By Matthew Bradbard
| Nov 08, 2012 04:15PM GMT |
Treasuries And Securities
Let’s assume an inverse relationship continues to play out with Treasuries and the stock market. My feeling is that the stock market will stabilize in the coming weeks and while staying range bound, will trade higher in the preceding weeks. Not a bull market but a trade back near the levels seen in the Fall. That said, if securities move higher we should see Treasuries trade lower.

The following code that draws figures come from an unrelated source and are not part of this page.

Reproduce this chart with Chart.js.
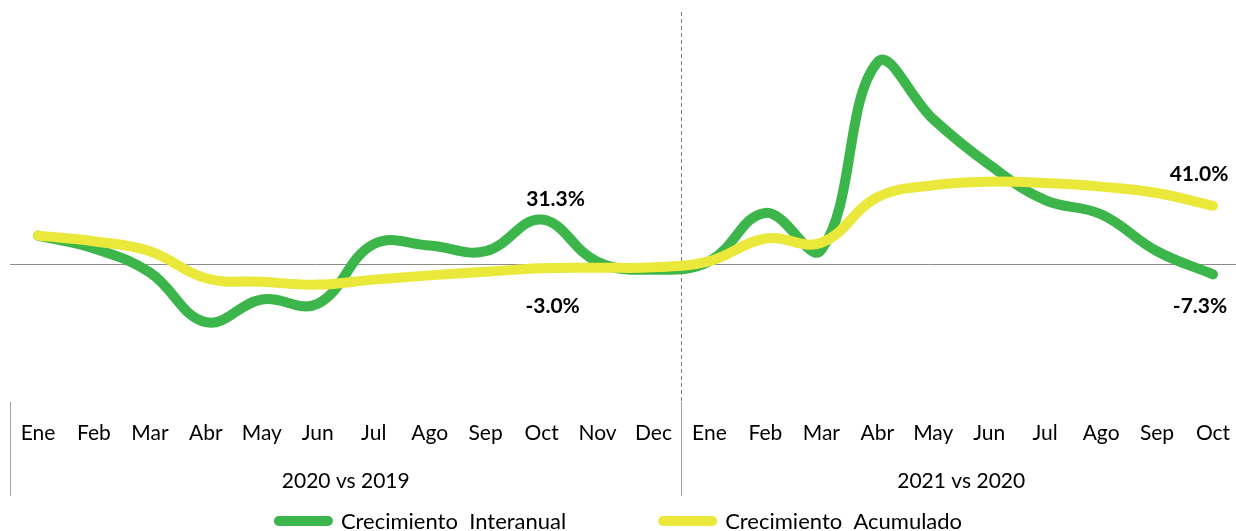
<!DOCTYPE html>
<html>
<head>
<meta charset="utf-8">
<script src="https://cdn.jsdelivr.net/npm/chart.js@4.4.0/dist/chart.umd.min.js"></script>
<style>
  html, body { margin: 0; padding: 0; background: #fff; }
  #wrap { width: 1236px; height: 531px; }
</style>
</head>
<body>
<div id="wrap"><canvas id="chart" width="1236" height="531"></canvas></div>
<script>
// months of both periods, grouped below the axis
const months = ['Ene', 'Feb', 'Mar', 'Abr', 'May', 'Jun', 'Jul', 'Ago', 'Sep', 'Oct', 'Nov', 'Dec',
  'Ene', 'Feb', 'Mar', 'Abr', 'May', 'Jun', 'Jul', 'Ago', 'Sep', 'Oct'];
const groupLabels = ['2020 vs 2019', '2021 vs 2020'];
const groupSizes = [12, 10];

const interanual = [20, 11, -6, -41, -25, -28, 14, 13, 9, 31.3, 1.5, -4,
  2, 36, 10, 142, 102, 70, 45, 35, 9, -7.3];
const acumulado = [20, 16, 9, -10, -12.5, -14.5, -11, -8, -5.5, -3.0, -2.6, -2.3,
  2, 18, 15, 47, 55.5, 58, 57, 54.5, 50, 41.0];

// which points get a value label
const labelIdx = [9, 21];

const GREEN = '#3cb54a';
const YELLOW = '#eae83a';
const FONT = 'Lato, "Open Sans", sans-serif';

// label offsets per dataset / label index (px)
const labelOffsets = {
  0: { 9: [14, -20], 21: [-13, 32] },
  1: { 9: [11, 38], 21: [-14, -32] }
};

const decor = {
  id: 'decor',
  beforeDatasetsDraw(chart) {
    const { ctx, scales: { x, y } } = chart;
    const step = x.getPixelForValue(1) - x.getPixelForValue(0);
    const left = x.getPixelForValue(0) - step / 2;
    ctx.save();
    // zero line
    ctx.strokeStyle = '#8c8c8c';
    ctx.lineWidth = 1;
    const y0 = Math.round(y.getPixelForValue(0)) + 0.5;
    ctx.beginPath();
    ctx.moveTo(left, y0);
    ctx.lineTo(chart.width, y0);
    ctx.stroke();
    // dashed separator between the periods
    const sx = Math.round((x.getPixelForValue(groupSizes[0] - 1) + x.getPixelForValue(groupSizes[0])) / 2) + 0.5;
    ctx.setLineDash([4, 3]);
    ctx.strokeStyle = '#808080';
    ctx.beginPath();
    ctx.moveTo(sx, chart.chartArea.top);
    ctx.lineTo(sx, chart.chartArea.bottom + 4);
    ctx.stroke();
    ctx.restore();
  },
  afterDraw(chart) {
    const { ctx, scales: { x } } = chart;
    const step = x.getPixelForValue(1) - x.getPixelForValue(0);
    const bottom = chart.chartArea.bottom;
    ctx.save();
    // group divider lines and group labels
    ctx.strokeStyle = '#a0a0a0';
    ctx.lineWidth = 1;
    let start = 0;
    ctx.font = '21px ' + FONT;
    ctx.fillStyle = '#000';
    ctx.textAlign = 'center';
    ctx.textBaseline = 'middle';
    groupSizes.forEach((n, g) => {
      const lx = Math.round(x.getPixelForValue(start) - step / 2) + 0.5;
      ctx.beginPath();
      ctx.moveTo(lx, bottom - 4);
      ctx.lineTo(lx, bottom + 90);
      ctx.stroke();
      const cx = (x.getPixelForValue(start) + x.getPixelForValue(start + n - 1)) / 2;
      ctx.fillText(groupLabels[g], cx, bottom + 75);
      start += n;
    });

    // value labels
    ctx.font = 'bold 21px ' + FONT;
    chart.data.datasets.forEach((ds, di) => {
      const meta = chart.getDatasetMeta(di);
      labelIdx.forEach(i => {
        const pt = meta.data[i];
        const off = labelOffsets[di][i];
        ctx.fillText(ds.data[i].toFixed(1) + '%', pt.x + off[0], pt.y + off[1]);
      });
    });

    // legend
    ctx.font = '22px ' + FONT;
    const boxW = 59, boxH = 10, gapText = 8, gapItem = 92;
    const items = chart.data.datasets.map(ds => ({ text: ds.label, color: ds.borderColor, w: ctx.measureText(ds.label).width }));
    let total = 0;
    items.forEach((it, k) => { total += boxW + gapText + it.w + (k ? gapItem : 0); });
    let lx = (chart.width - total) / 2;
    const ly = 521;
    ctx.textAlign = 'left';
    items.forEach(it => {
      ctx.fillStyle = it.color;
      ctx.beginPath();
      ctx.roundRect(lx, ly - boxH / 2, boxW, boxH, boxH / 2);
      ctx.fill();
      ctx.fillStyle = '#000';
      ctx.fillText(it.text, lx + boxW + gapText, ly + 1);
      lx += boxW + gapText + it.w + gapItem;
    });
    ctx.restore();
  }
};

new Chart(document.getElementById('chart'), {
  type: 'line',
  data: {
    labels: months,
    datasets: [
      {
        label: 'Crecimiento  Interanual',
        data: interanual,
        borderColor: GREEN,
        backgroundColor: GREEN,
        borderWidth: 10,
        tension: 0.4,
        pointRadius: 0,
        borderCapStyle: 'round',
        borderJoinStyle: 'round',
        clip: false,
        order: 1
      },
      {
        label: 'Crecimiento  Acumulado',
        data: acumulado,
        borderColor: YELLOW,
        backgroundColor: YELLOW,
        borderWidth: 10,
        tension: 0.4,
        pointRadius: 0,
        borderCapStyle: 'round',
        borderJoinStyle: 'round',
        clip: false,
        order: 0
      }
    ]
  },
  options: {
    responsive: false,
    animation: false,
    layout: { padding: { top: 12, left: 38, right: 23, bottom: 35 } },
    plugins: {
      legend: { display: false },
      tooltip: { enabled: false }
    },
    scales: {
      x: {
        offset: false,
        grid: { display: false, drawTicks: false },
        border: { display: false },
        ticks: {
          autoSkip: false,
          maxRotation: 0,
          padding: 15,
          color: '#000',
          font: { family: FONT, size: 21 }
        },
        afterFit(scale) {
          scale.height = 90;
          scale.paddingLeft = 0;
          scale.paddingRight = 0;
        }
      },
      y: {
        display: false,
        min: -100,
        max: 177.5
      }
    }
  },
  plugins: [decor]
});
</script>
</body>
</html>
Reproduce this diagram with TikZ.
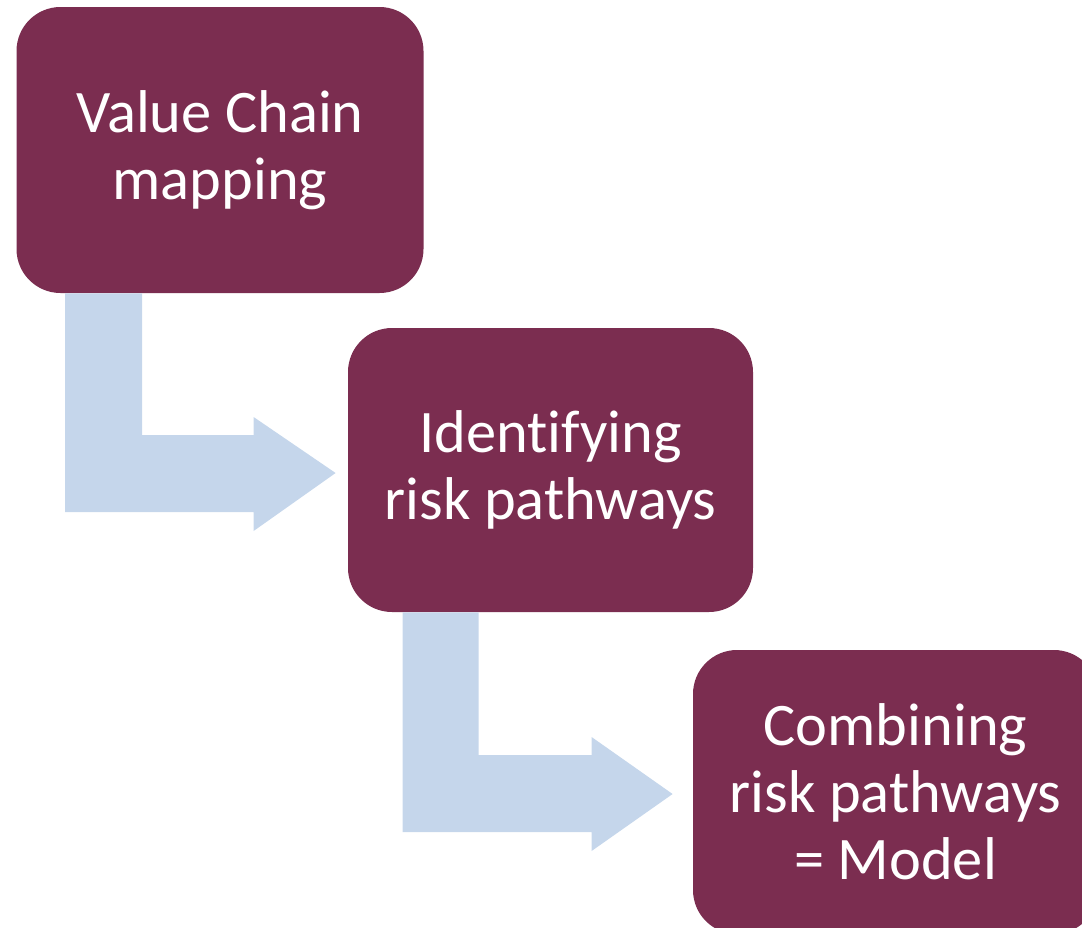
\documentclass[tikz,border=0pt]{standalone}
\usepackage{fontspec}
\setmainfont{Carlito}[Ligatures=NoCommon]
\usepackage{xcolor}
\usepackage{tikz}
\usetikzlibrary{calc, positioning}
\definecolor{berry}{RGB}{123,45,80}
\definecolor{paleblue}{RGB}{197,214,235}
\tikzset{
    stepbox/.style={rectangle, rounded corners=22pt, minimum width=202.5pt, minimum height=142pt, text centered, fill=berry, text=white, align=center, font=\fontsize{30.2}{33.5}\selectfont},
    pathway/.style={fill=paleblue}
}

\begin{document}
\begin{tikzpicture}[x=0.5pt, y=-0.5pt]
    \clip (0,0) rectangle (1082,927);

    % Process Steps
    \node[stepbox, minimum width=203.5pt, minimum height=143pt] (value_chain) at (220,150) {Value Chain\\ mapping};
    \node[stepbox] (risk_paths) at (550.5,470) {Identif\kern0pt ying\\ risk pathways};
    \node[stepbox] (model) at (895.5,792) {Combining\\ risk pathways\\ = Model};

    % Bent arrows between the steps
    \coordinate (start1) at ($(value_chain.south west)+(49,0)$);
    \coordinate (tip1) at ($(risk_paths.west)+(-12,3)$);
    \fill[pathway] (start1) -- ++(77,0) |- ($(tip1)+(-82,-38)$) -- ++(0,-18) -- (tip1) -- ++(-82,58) -- ++(0,-19) -| (start1) -- cycle;

    \coordinate (start2) at ($(risk_paths.south west)+(55,0)$);
    \coordinate (tip2) at ($(model.west)+(-20,2)$);
    \fill[pathway] (start2) -- ++(76,0) |- ($(tip2)+(-81,-39)$) -- ++(0,-18) -- (tip2) -- ++(-81,57) -- ++(0,-19) -| (start2) -- cycle;
\end{tikzpicture}
\end{document}
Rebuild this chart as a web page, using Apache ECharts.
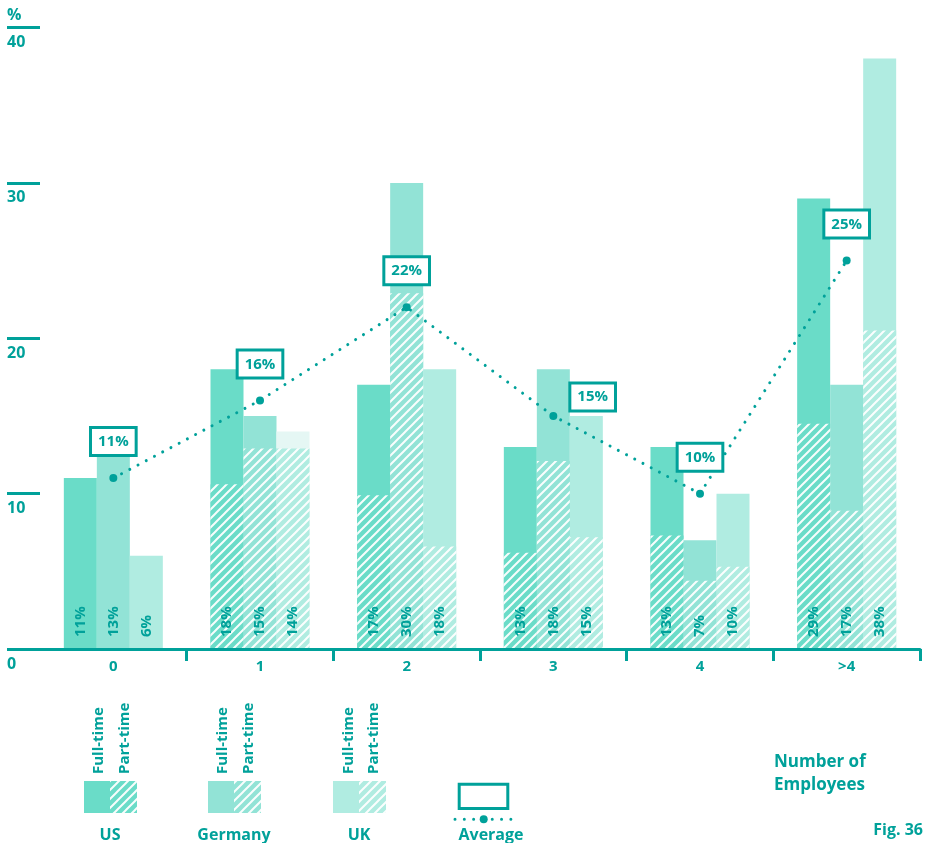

As it stands now both 30-yr. bonds and 10-yr. notes are near two-month highs. Could we trade to their July highs? While I see it as a possibility, it's not very likely. So the question is, how to structure a trade?The 'NOB' Spread
I want to gain light bearish exposure with clients without trying to pick a top at current levels. Hence, a NOB spread. I will go with my bearish bias and short 30-yr bonds while at the same time going long 10-yr. notes 1:1. The idea is that 30-yr. bonds will move more and -- ideally -- we'll chose the correct direction: lower. This strategy accomplishes three things, it lowers your overall margin, it allows you to be flexible giving the option of legging out of the trade and, assuming we are wrong getting short 30-yr. bonds, our loses should be marginally offset with the 10-yr. note position. If this trade works and 30-yr. bonds in fact move lower we are looking for a net profit as the 10-yr. note leg will be a loss.